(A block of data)
______________________________
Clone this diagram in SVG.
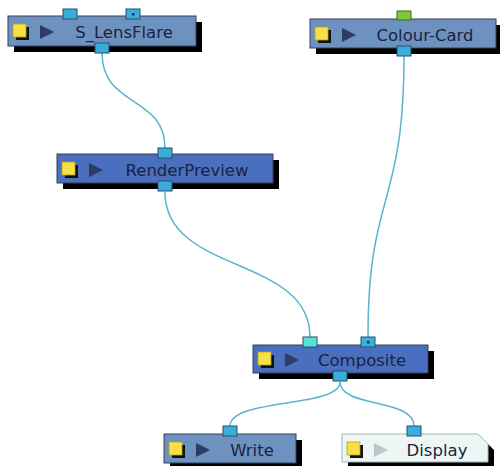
<svg xmlns="http://www.w3.org/2000/svg" width="500" height="466" viewBox="0 0 500 466">
<style>
.shadow{fill:#000}
.box{stroke:#34405a;stroke-width:1}
.light{fill:#6e92c0}
.dark{fill:#4a6fbe}
.disp{fill:#eef6f5;stroke:#9fb9b9}
.ysh{fill:#111}
.yel{fill:#f7e046;stroke:#b8a020;stroke-width:0.8}
.tri{fill:#2c3c64}
.tri2{fill:#bfc6c8}
.lbl{font-family:"DejaVu Sans","Liberation Sans",sans-serif;font-size:16.5px;fill:#1a2340;text-anchor:middle}
.port{fill:#3aaedb;stroke:#25506e;stroke-width:1}
.portc{fill:#55e3dc;stroke:#25506e;stroke-width:1}
.portg{fill:#7cc83a;stroke:#3e6a20;stroke-width:1}
.dot{fill:#1d3550}
.wire{fill:none;stroke:#5ab4d0;stroke-width:1.5}
</style>
<g id="connectors">
<path class="wire" d="M102,53 C102,108 165,95 165,148"/>
<path class="wire" d="M404,55 C404,210 368,190 368,337"/>
<path class="wire" d="M165,192 C165,275 310,255 310,337"/>
<path class="wire" d="M340,382 C340,408 230,398 230,426"/>
<path class="wire" d="M340,382 C340,408 414,398 414,426"/>
</g>
<g id="S_LensFlare">
<rect class="shadow" x="14" y="22" width="188" height="30"/>
<rect class="box light" x="8" y="16" width="188" height="30"/>
<rect class="ysh" x="16" y="27" width="13" height="13"/>
<rect class="yel" x="13" y="24" width="13" height="13"/>
<polygon class="tri" points="40,25 54,32 40,39"/>
<text class="lbl" x="124" y="38">S_LensFlare</text>
<rect class="port" x="63" y="9" width="14" height="10"/>
<rect class="port" x="126" y="9" width="14" height="10"/>
<rect class="dot" x="132" y="13" width="2.5" height="2.5"/>
<rect class="port" x="95" y="43" width="14" height="10"/>
</g>
<g id="Colour-Card">
<rect class="shadow" x="316" y="25" width="186" height="29"/>
<rect class="box light" x="310" y="19" width="186" height="29"/>
<rect class="ysh" x="318" y="30" width="13" height="13"/>
<rect class="yel" x="315" y="27" width="13" height="13"/>
<polygon class="tri" points="342,28 356,35 342,42"/>
<text class="lbl" x="425" y="41">Colour-Card</text>
<rect class="portg" x="397" y="11" width="14" height="9"/>
<rect class="port" x="397" y="46" width="14" height="10"/>
</g>
<g id="RenderPreview">
<rect class="shadow" x="63" y="160" width="216" height="29"/>
<rect class="box dark" x="57" y="154" width="216" height="29"/>
<rect class="ysh" x="65" y="165" width="13" height="13"/>
<rect class="yel" x="62" y="162" width="13" height="13"/>
<polygon class="tri" points="89,163 103,170 89,177"/>
<text class="lbl" x="187" y="176">RenderPreview</text>
<rect class="port" x="158" y="148" width="14" height="10"/>
<rect class="port" x="158" y="181" width="14" height="10"/>
</g>
<g id="Composite">
<rect class="shadow" x="259" y="351" width="175" height="28"/>
<rect class="box dark" x="253" y="345" width="175" height="28"/>
<rect class="ysh" x="261" y="355" width="13" height="13"/>
<rect class="yel" x="258" y="352" width="13" height="13"/>
<polygon class="tri" points="285,353 299,360 285,367"/>
<text class="lbl" x="362" y="366">Composite</text>
<rect class="portc" x="303" y="337" width="14" height="10"/>
<rect class="port" x="361" y="337" width="14" height="10"/>
<rect class="dot" x="367" y="341" width="2.5" height="2.5"/>
<rect class="port" x="333" y="371" width="14" height="10"/>
</g>
<g id="Write">
<rect class="shadow" x="170" y="440" width="132" height="29"/>
<rect class="box light" x="164" y="434" width="132" height="29"/>
<rect class="ysh" x="172" y="445" width="13" height="13"/>
<rect class="yel" x="169" y="442" width="13" height="13"/>
<polygon class="tri" points="196,443 210,450 196,457"/>
<text class="lbl" x="252" y="456">Write</text>
<rect class="port" x="223" y="426" width="14" height="10"/>
</g>
<g id="Display">
<path class="shadow" d="M348,440 H484 L494,450 V468 H348 Z"/>
<path class="disp" d="M342,434 H478 L488,444 V462 H342 Z"/>
<rect class="ysh" x="350" y="445" width="13" height="13"/>
<rect class="yel" x="347" y="442" width="13" height="13"/>
<polygon class="tri2" points="374,443 388,450 374,457"/>
<text class="lbl" x="437" y="456">Display</text>
<rect class="port" x="407" y="426" width="14" height="10"/>
</g>
</svg>
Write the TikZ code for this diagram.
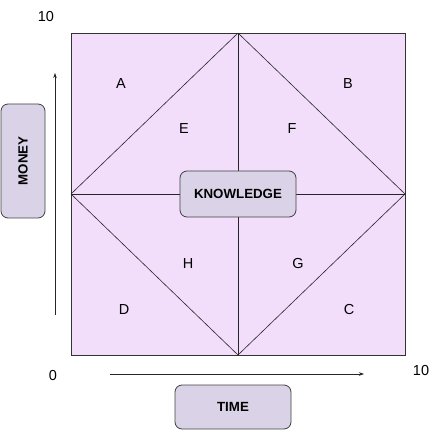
______________________________
**Your goal:** Count every line above that holds the word "this", and state the number and nothing more.

**Solution:** 2